Pets, like children, are always on the go and it can be tricky to get them to sit still for photos. But, despite what many people think, you don’t need to splash out on expensive fast glass for great pet photography results
Pets, like children, are always on the go and it can be tricky to get them to sit still for photos. Despite what many people think, you don’t need to splash out on expensive fast glass for great pet photography results. For instance, the image above was taken with a standard zoom kit lens with an aperture of f/5.6. The key to successful portraits is to make your subject stand out. A shallow depth of field isolates your subject from its surroundings, but this doesn’t mean just dialling in the maximum aperture available and firing the shutter.
There are other things to consider, such as your position and focal length, and where your subject is in relation to the background.
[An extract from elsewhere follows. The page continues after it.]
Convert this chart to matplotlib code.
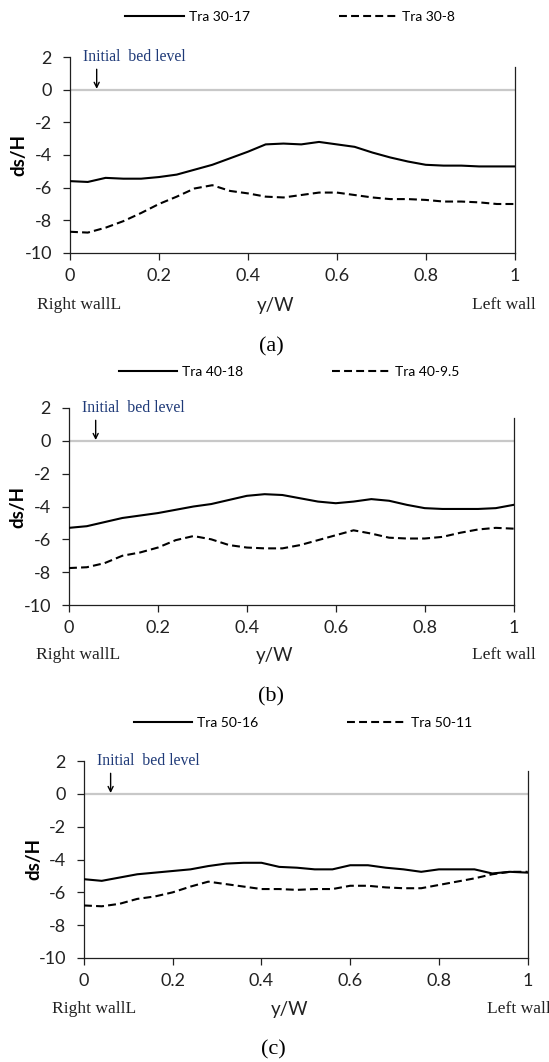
import numpy as np
import matplotlib
matplotlib.use("Agg")
import matplotlib.pyplot as plt

plt.rcParams["axes.unicode_minus"] = False

# ---------------- data ----------------
y_over_W = [0.00, 0.04, 0.08, 0.12, 0.16, 0.20, 0.24, 0.28, 0.32, 0.36, 0.40, 0.44, 0.48,
            0.52, 0.56, 0.60, 0.64, 0.68, 0.72, 0.76, 0.80, 0.84, 0.88, 0.92, 0.96, 1.00]

labels_a = ["Tra 30-17", "Tra 30-8"]
tra_30_17 = [-5.60, -5.65, -5.40, -5.45, -5.45, -5.35, -5.20, -4.90, -4.60, -4.20, -3.80, -3.35, -3.30,
             -3.35, -3.20, -3.35, -3.50, -3.85, -4.15, -4.40, -4.60, -4.65, -4.65, -4.70, -4.70, -4.70]
tra_30_8 = [-8.70, -8.75, -8.45, -8.05, -7.55, -7.00, -6.55, -6.05, -5.85, -6.20, -6.35, -6.55, -6.60,
            -6.45, -6.30, -6.30, -6.45, -6.60, -6.70, -6.70, -6.75, -6.85, -6.85, -6.90, -7.00, -7.00]

labels_b = ["Tra 40-18", "Tra 40-9.5"]
tra_40_18 = [-5.30, -5.20, -4.95, -4.70, -4.55, -4.40, -4.20, -4.00, -3.85, -3.60, -3.35, -3.25, -3.30,
             -3.50, -3.70, -3.80, -3.70, -3.55, -3.65, -3.90, -4.10, -4.15, -4.15, -4.15, -4.10, -3.90]
tra_40_9_5 = [-7.75, -7.70, -7.45, -7.00, -6.80, -6.50, -6.05, -5.80, -6.00, -6.35, -6.50, -6.55, -6.55,
              -6.35, -6.05, -5.75, -5.45, -5.65, -5.90, -5.95, -5.95, -5.85, -5.60, -5.40, -5.30, -5.35]

labels_c = ["Tra 50-16", "Tra 50-11"]
tra_50_16 = [-5.20, -5.30, -5.10, -4.90, -4.80, -4.70, -4.60, -4.40, -4.25, -4.20, -4.20, -4.45, -4.50,
             -4.60, -4.60, -4.35, -4.35, -4.50, -4.60, -4.75, -4.60, -4.60, -4.60, -4.85, -4.75, -4.80]
tra_50_11 = [-6.80, -6.85, -6.70, -6.40, -6.25, -6.00, -5.65, -5.35, -5.50, -5.65, -5.80, -5.80, -5.85,
             -5.80, -5.80, -5.60, -5.60, -5.70, -5.75, -5.75, -5.55, -5.35, -5.15, -4.90, -4.75, -4.75]

panel_tags = ["(a)", "(b)", "(c)"]
x_ticks = [0, 0.2, 0.4, 0.6, 0.8, 1]
x_tick_labels = ["0", "0.2", "0.4", "0.6", "0.8", "1"]
y_ticks = [2, 0, -2, -4, -6, -8, -10]
bed_level = 0
arrow_x = 0.06

# ---------------- layout ----------------
W, H = 549, 1062
fig = plt.figure(figsize=(W / 100, H / 100), dpi=100)

SANS = "Lato"
SERIF = "Liberation Serif"

def fx(px):
    return px / W

def fy(py):
    return 1 - py / H

# pixel boxes: left, right, top(y=2), bottom(y=-10)
boxes = [(70, 514.7, 57, 253), (69, 513.6, 408, 605), (84, 527.7, 761, 958)]
legend_centers = [(290, 17), (289, 372), (303, 723)]
label_rows = [305, 655, 1009]
tag_rows = [347, 697, 1050]
ylab_x = [27, 26, 42]
right_wall_x = [79, 78, 94]
yw_x = [276, 275, 290]
left_wall_right = [536, 536, 551]
tag_x = [271, 271, 273]

series = [(tra_30_17, tra_30_8, labels_a),
          (tra_40_18, tra_40_9_5, labels_b),
          (tra_50_16, tra_50_11, labels_c)]

for i, (solid, dashed, labs) in enumerate(series):
    l, r, t, b = boxes[i]
    ax = fig.add_axes([fx(l), fy(b), fx(r) - fx(l), fy(t) - fy(b)])
    ax.axhline(bed_level, color="#c8c8c8", lw=1.6, zorder=1)
    h1, = ax.plot(y_over_W, solid, color="black", lw=1.5, label=labs[0], zorder=3)
    h2, = ax.plot(y_over_W, dashed, color="black", lw=1.5, ls=(0, (3.8, 2.0)), label=labs[1], zorder=3)
    ax.set_xlim(0, 1)
    ax.set_ylim(-10, 2)
    ax.set_xticks(x_ticks)
    ax.set_xticklabels(x_tick_labels)
    ax.set_yticks(y_ticks)
    ax.spines["top"].set_visible(False)
    for s in ["left", "bottom", "right"]:
        ax.spines[s].set_linewidth(0.9)
        ax.spines[s].set_color("#202020")
    ax.spines["right"].set_bounds(-10, 1.4)
    ax.tick_params(axis="both", direction="out", length=5, width=0.9, color="#202020",
                   labelsize=13)
    ax.tick_params(axis="x", pad=6)
    ax.tick_params(axis="y", pad=8)
    for lab in ax.get_xticklabels() + ax.get_yticklabels():
        lab.set_fontfamily(SANS)
        lab.set_color("#222222")
    ax.set_ylabel("ds/H", fontfamily=SANS, fontsize=13.5, fontweight="bold")
    ax.yaxis.set_label_coords((ylab_x[i] - l) / (r - l), 0.5)
    # initial bed level annotation
    ax.text(0.029, 2.0, "Initial  bed level", fontfamily=SERIF, fontsize=11.3,
            color="#1f3a78", ha="left", va="center")
    ax.annotate("", xy=(arrow_x, bed_level + 0.05), xytext=(arrow_x, 1.25),
                arrowprops=dict(arrowstyle="->", color="black", lw=1.0,
                                mutation_scale=9, shrinkA=0, shrinkB=0))
    # text below
    fig.text(fx(right_wall_x[i]), fy(label_rows[i]), "Right wallL", fontfamily=SERIF,
             fontsize=12.6, ha="center", va="center", color="#222222")
    fig.text(fx(yw_x[i]), fy(label_rows[i]), "y/W", fontfamily=SANS,
             fontsize=13.5, ha="center", va="center", color="#222222")
    fig.text(fx(left_wall_right[i]), fy(label_rows[i]), "Left wall", fontfamily=SERIF,
             fontsize=12.6, ha="right", va="center", color="#222222")
    fig.text(fx(tag_x[i]), fy(tag_rows[i]), panel_tags[i], fontfamily=SERIF,
             fontsize=16, ha="center", va="center", color="black")
    # legend
    cx, cy = legend_centers[i]
    fig.legend(handles=[h1, h2], loc="center", bbox_to_anchor=(fx(cx), fy(cy)),
               ncol=2, frameon=False, prop={"family": SANS, "size": 10},
               handlelength=4.2, handletextpad=0.35, columnspacing=6.4,
               borderpad=0, borderaxespad=0)

fig.savefig("out.png", dpi=100)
You also need to ensure you capture a pin-sharp shot, which is easier said than done when working with animals.
- The further your subject is from the background, the more blur you will achieve to make them stand out. Ensure you’ve got plenty of space to work in and avoid any background clutter, which may be distracting.
- The focal length also plays a large part in determining the depth of field. The longer the focal length, the more depth of field is reduced. Set your lens to its longest setting and then move yourself to fill the frame suitably.
- Of course, a wide aperture is required to help achieve a shallow depth of field. A value of f/5.6 may not seem particularly wide, but too wide will make focusing accurately on your subject’s eye very challenging.
- Get down low to your subject’s eye-level for a more engaging portrait. This may require you to lie on the floor. Use your elbows for support and position a favourite toy or treat near your lens to get your subject’s attention.